-------- Stored data

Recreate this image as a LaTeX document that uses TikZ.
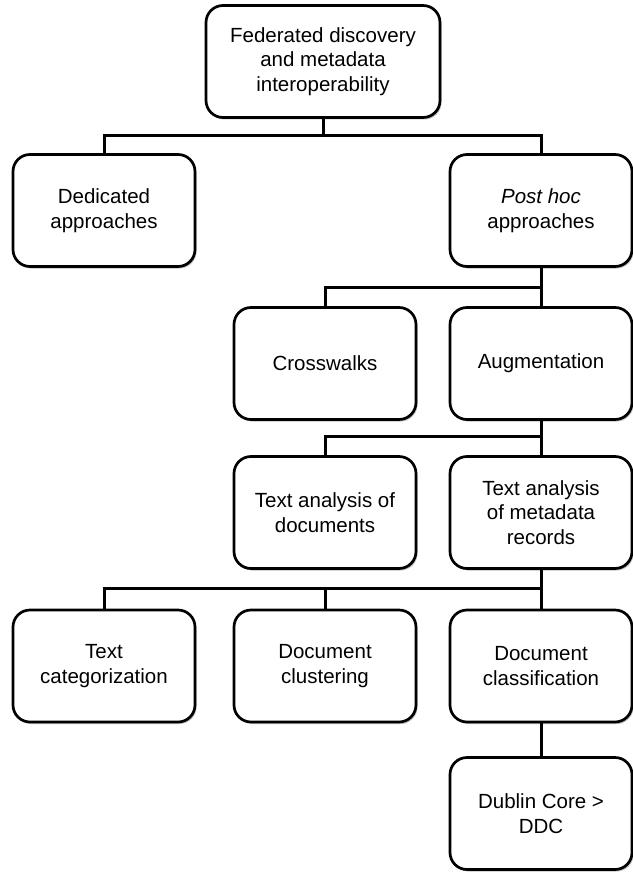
\documentclass[tikz,border=0pt]{standalone}
\usepackage{fontspec}
\setmainfont{Liberation Sans}
\usetikzlibrary{shadows}

\begin{document}
\begin{tikzpicture}[x=1pt,y=1pt]
  \tikzstyle{box}=[draw=black, line width=2.7pt, rounded corners=17pt, fill=white,
    minimum width=182pt, minimum height=112pt, align=center, inner sep=2pt,
    font=\fontsize{20.5}{24.5}\selectfont,
    drop shadow={shadow xshift=1.5pt, shadow yshift=-2pt, fill=black, opacity=0.25}]
  \tikzstyle{conn}=[draw=black, line width=3pt]
  \useasboundingbox (0,0) rectangle (632,-872);
  % boxes, row by row
  \node [box, minimum width=234pt] (fed) at (323,-61.5) {Federated discovery\\and metadata\\interoperability};
  \node [box] (ded) at (104,-210.5) {Dedicated\\approaches};
  \node [box] (post) at (541,-210.5) {\textit{Post hoc}\\approaches};
  \node [box] (cross) at (325,-363.5) {Crosswalks};
  \node [box] (aug) at (541,-363.5) {Augmentation};
  \node [box] (tadoc) at (325,-512.5) {Text analysis of\\documents};
  \node [box] (tameta) at (541,-512.5) {Text analysis\\of metadata\\records};
  \node [box] (tcat) at (104,-666) {Text\\categorization};
  \node [box] (dclus) at (325,-666) {Document\\clustering};
  \node [box] (dclass) at (541,-666) {Document\\classification};
  \node [box] (dcddc) at (541,-813.5) {Dublin Core >\\DDC};
  % bus levels
  \coordinate (bus1) at (0,-135);
  \coordinate (bus2) at (0,-287);
  \coordinate (bus3) at (0,-436.5);
  \coordinate (bus4) at (0,-588.5);
  % connectors
  \draw [conn] (fed.south) -- (fed.south |- bus1);
  \draw [conn] (ded.north) -- (ded.north |- bus1) -- (post.north |- bus1) -- (post.north);
  \draw [conn] (post.south) -- (aug.north);
  \draw [conn] (cross.north) -- (cross.north |- bus2) -- (post.south |- bus2);
  \draw [conn] (aug.south) -- (tameta.north);
  \draw [conn] (tadoc.north) -- (tadoc.north |- bus3) -- (aug.south |- bus3);
  \draw [conn] (tameta.south) -- (dclass.north);
  \draw [conn] (tcat.north) -- (tcat.north |- bus4) -- (tameta.south |- bus4);
  \draw [conn] (dclus.north) -- (dclus.north |- bus4);
  \draw [conn] (dclass.south) -- (dcddc.north);
\end{tikzpicture}
\end{document}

----------------

### Task to carry out
Write the full listing out again with every line unchanged, but include no pictures.

### Response below
Recreate this image as a LaTeX document that uses TikZ.
\documentclass[tikz,border=0pt]{standalone}
\usepackage{fontspec}
\setmainfont{Liberation Sans}
\usetikzlibrary{shadows}

\begin{document}
\begin{tikzpicture}[x=1pt,y=1pt]
  \tikzstyle{box}=[draw=black, line width=2.7pt, rounded corners=17pt, fill=white,
    minimum width=182pt, minimum height=112pt, align=center, inner sep=2pt,
    font=\fontsize{20.5}{24.5}\selectfont,
    drop shadow={shadow xshift=1.5pt, shadow yshift=-2pt, fill=black, opacity=0.25}]
  \tikzstyle{conn}=[draw=black, line width=3pt]
  \useasboundingbox (0,0) rectangle (632,-872);
  % boxes, row by row
  \node [box, minimum width=234pt] (fed) at (323,-61.5) {Federated discovery\\and metadata\\interoperability};
  \node [box] (ded) at (104,-210.5) {Dedicated\\approaches};
  \node [box] (post) at (541,-210.5) {\textit{Post hoc}\\approaches};
  \node [box] (cross) at (325,-363.5) {Crosswalks};
  \node [box] (aug) at (541,-363.5) {Augmentation};
  \node [box] (tadoc) at (325,-512.5) {Text analysis of\\documents};
  \node [box] (tameta) at (541,-512.5) {Text analysis\\of metadata\\records};
  \node [box] (tcat) at (104,-666) {Text\\categorization};
  \node [box] (dclus) at (325,-666) {Document\\clustering};
  \node [box] (dclass) at (541,-666) {Document\\classification};
  \node [box] (dcddc) at (541,-813.5) {Dublin Core >\\DDC};
  % bus levels
  \coordinate (bus1) at (0,-135);
  \coordinate (bus2) at (0,-287);
  \coordinate (bus3) at (0,-436.5);
  \coordinate (bus4) at (0,-588.5);
  % connectors
  \draw [conn] (fed.south) -- (fed.south |- bus1);
  \draw [conn] (ded.north) -- (ded.north |- bus1) -- (post.north |- bus1) -- (post.north);
  \draw [conn] (post.south) -- (aug.north);
  \draw [conn] (cross.north) -- (cross.north |- bus2) -- (post.south |- bus2);
  \draw [conn] (aug.south) -- (tameta.north);
  \draw [conn] (tadoc.north) -- (tadoc.north |- bus3) -- (aug.south |- bus3);
  \draw [conn] (tameta.south) -- (dclass.north);
  \draw [conn] (tcat.north) -- (tcat.north |- bus4) -- (tameta.south |- bus4);
  \draw [conn] (dclus.north) -- (dclus.north |- bus4);
  \draw [conn] (dclass.south) -- (dcddc.north);
\end{tikzpicture}
\end{document}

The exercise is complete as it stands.